◆ **Exercise task**: With the images removed, repeat the data below exactly.

◆ **Stored data**:

____________

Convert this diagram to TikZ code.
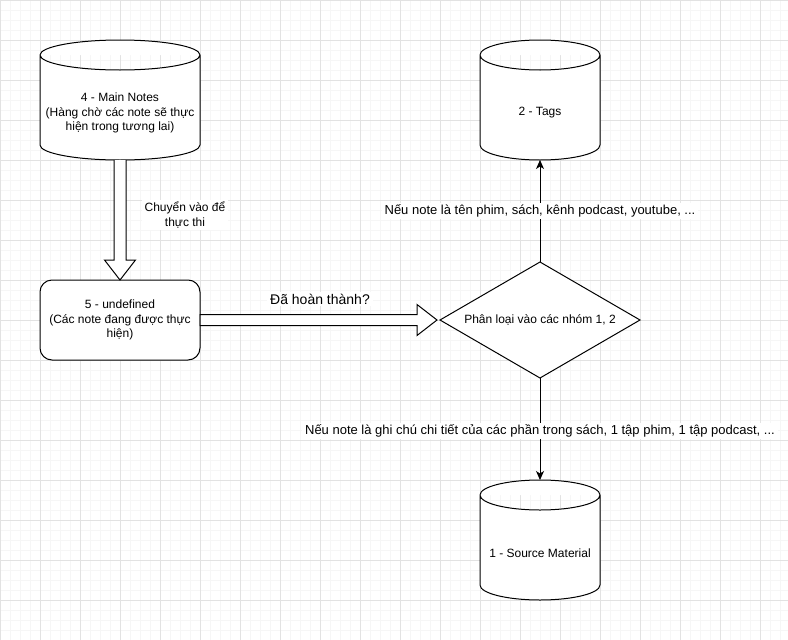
\documentclass[tikz,border=0pt]{standalone}
\usepackage{fontspec}
\setmainfont{Liberation Sans}
\usetikzlibrary{shapes.geometric,arrows.meta,calc,positioning}
\definecolor{gridminor}{HTML}{F6F6F6}
\definecolor{gridmajor}{HTML}{E2E2E2}

\begin{document}
\begin{tikzpicture}[x=1pt,y=-1pt,font=\fontsize{12}{14.5}\selectfont,line width=1pt,
	store/.style={minimum width=160pt,minimum height=120pt,inner sep=0pt,outer sep=0pt},
	task/.style={draw,fill=white,rounded corners=12pt,minimum width=160pt,minimum height=80pt,inner sep=0pt,outer sep=0pt,align=center},
	choice/.style={diamond,draw,fill=white,minimum width=200pt,minimum height=116pt,aspect=1.7,inner sep=0pt,outer sep=0pt},
	hollow/.style={draw,fill=white,line width=1pt,line join=miter},
	flow/.style={-{Stealth[length=9pt,width=8pt,inset=2.5pt]}},
	tag/.style={fill=white,inner xsep=3pt,inner ysep=2pt},
	note/.style={tag,font=\fontsize{13}{15}\selectfont}]
	\useasboundingbox (0,0) rectangle (788,640);
	\fill[white] (0,0) rectangle (788,640);
	\foreach \x in {10,20,...,780} \draw[gridminor] (\x,0) -- (\x,640);
	\foreach \y in {10,20,...,630} \draw[gridminor] (0,\y) -- (788,\y);
	\foreach \x in {0,40,...,760} \draw[gridmajor] (\x,0) -- (\x,640);
	\foreach \y in {0,40,...,640} \draw[gridmajor] (0,\y) -- (788,\y);

	\node[store] (main) at (120,100) {};
	\node[task] (doing) at (120,320) {5 - undefined \\ (Các note đang được thực \\ hiện)};
	\node[choice] (sort) at (540,320) {Phân loại vào các nhóm 1, 2};
	\node[store,minimum width=120pt] (tags) at (540,100) {};
	\node[store,minimum width=120pt] (source) at (540,540) {};

	% cylinders
	\foreach \n/\r in {main/80pt,tags/60pt,source/60pt}
		\draw[fill=white] ($(\n.north west)+(0,15)$) arc[start angle=180,end angle=0,x radius=\r,y radius=15pt]
			-- ($(\n.south east)+(0,-15)$) arc[start angle=0,end angle=-180,x radius=\r,y radius=15pt] -- cycle
			($(\n.north west)+(0,15)$) arc[start angle=180,end angle=360,x radius=\r,y radius=15pt];
	\node[align=center] (mainname) at ($(main)+(0,13)$) {4 - Main Notes \\ (Hàng chờ các note sẽ thực \\ hiện trong tương lai)};
	\node (tagsname) at ($(tags)+(0,13)$) {2 - Tags};
	\node (sourcename) at ($(source)+(0,13)$) {1 - Source Material};

	% hollow arrows
	\path[hollow] ($(main.south)+(-6,0)$) -- ($(doing.north)+(-6,-20)$) -- ($(doing.north)+(-15.5,-20)$) -- (doing.north)
		-- ($(doing.north)+(15.5,-20)$) -- ($(doing.north)+(6,-20)$) -- ($(main.south)+(6,0)$);
	\path[hollow] ($(doing.east)+(0,-5.5)$) -- ($(sort.west)+(-23,-5.5)$) -- ($(sort.west)+(-23,-15.5)$) -- ($(sort.west)+(-3,0)$)
		-- ($(sort.west)+(-23,15.5)$) -- ($(sort.west)+(-23,5.5)$) -- ($(doing.east)+(0,5.5)$) -- cycle;
	\node[tag,align=center] (go) at (185,215) {Chuyển vào để \\ thực thi};
	\node[tag,font=\fontsize{14}{16}\selectfont] (done) at (320,299) {Đã hoàn thành?};

	\draw[flow] (sort.north) -- node[note] {Nếu note là tên phim, sách, kênh podcast, youtube, ...} (tags.south);
	\draw[flow] (sort.south) -- node[note,pos=0.52] {Nếu note là ghi chú chi tiết của các phần trong sách, 1 tập phim, 1 tập podcast, ...} (source.north);
\end{tikzpicture}
\end{document}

____________

◆ **Final answer**:
Convert this diagram to TikZ code.
\documentclass[tikz,border=0pt]{standalone}
\usepackage{fontspec}
\setmainfont{Liberation Sans}
\usetikzlibrary{shapes.geometric,arrows.meta,calc,positioning}
\definecolor{gridminor}{HTML}{F6F6F6}
\definecolor{gridmajor}{HTML}{E2E2E2}

\begin{document}
\begin{tikzpicture}[x=1pt,y=-1pt,font=\fontsize{12}{14.5}\selectfont,line width=1pt,
	store/.style={minimum width=160pt,minimum height=120pt,inner sep=0pt,outer sep=0pt},
	task/.style={draw,fill=white,rounded corners=12pt,minimum width=160pt,minimum height=80pt,inner sep=0pt,outer sep=0pt,align=center},
	choice/.style={diamond,draw,fill=white,minimum width=200pt,minimum height=116pt,aspect=1.7,inner sep=0pt,outer sep=0pt},
	hollow/.style={draw,fill=white,line width=1pt,line join=miter},
	flow/.style={-{Stealth[length=9pt,width=8pt,inset=2.5pt]}},
	tag/.style={fill=white,inner xsep=3pt,inner ysep=2pt},
	note/.style={tag,font=\fontsize{13}{15}\selectfont}]
	\useasboundingbox (0,0) rectangle (788,640);
	\fill[white] (0,0) rectangle (788,640);
	\foreach \x in {10,20,...,780} \draw[gridminor] (\x,0) -- (\x,640);
	\foreach \y in {10,20,...,630} \draw[gridminor] (0,\y) -- (788,\y);
	\foreach \x in {0,40,...,760} \draw[gridmajor] (\x,0) -- (\x,640);
	\foreach \y in {0,40,...,640} \draw[gridmajor] (0,\y) -- (788,\y);

	\node[store] (main) at (120,100) {};
	\node[task] (doing) at (120,320) {5 - undefined \\ (Các note đang được thực \\ hiện)};
	\node[choice] (sort) at (540,320) {Phân loại vào các nhóm 1, 2};
	\node[store,minimum width=120pt] (tags) at (540,100) {};
	\node[store,minimum width=120pt] (source) at (540,540) {};

	% cylinders
	\foreach \n/\r in {main/80pt,tags/60pt,source/60pt}
		\draw[fill=white] ($(\n.north west)+(0,15)$) arc[start angle=180,end angle=0,x radius=\r,y radius=15pt]
			-- ($(\n.south east)+(0,-15)$) arc[start angle=0,end angle=-180,x radius=\r,y radius=15pt] -- cycle
			($(\n.north west)+(0,15)$) arc[start angle=180,end angle=360,x radius=\r,y radius=15pt];
	\node[align=center] (mainname) at ($(main)+(0,13)$) {4 - Main Notes \\ (Hàng chờ các note sẽ thực \\ hiện trong tương lai)};
	\node (tagsname) at ($(tags)+(0,13)$) {2 - Tags};
	\node (sourcename) at ($(source)+(0,13)$) {1 - Source Material};

	% hollow arrows
	\path[hollow] ($(main.south)+(-6,0)$) -- ($(doing.north)+(-6,-20)$) -- ($(doing.north)+(-15.5,-20)$) -- (doing.north)
		-- ($(doing.north)+(15.5,-20)$) -- ($(doing.north)+(6,-20)$) -- ($(main.south)+(6,0)$);
	\path[hollow] ($(doing.east)+(0,-5.5)$) -- ($(sort.west)+(-23,-5.5)$) -- ($(sort.west)+(-23,-15.5)$) -- ($(sort.west)+(-3,0)$)
		-- ($(sort.west)+(-23,15.5)$) -- ($(sort.west)+(-23,5.5)$) -- ($(doing.east)+(0,5.5)$) -- cycle;
	\node[tag,align=center] (go) at (185,215) {Chuyển vào để \\ thực thi};
	\node[tag,font=\fontsize{14}{16}\selectfont] (done) at (320,299) {Đã hoàn thành?};

	\draw[flow] (sort.north) -- node[note] {Nếu note là tên phim, sách, kênh podcast, youtube, ...} (tags.south);
	\draw[flow] (sort.south) -- node[note,pos=0.52] {Nếu note là ghi chú chi tiết của các phần trong sách, 1 tập phim, 1 tập podcast, ...} (source.north);
\end{tikzpicture}
\end{document}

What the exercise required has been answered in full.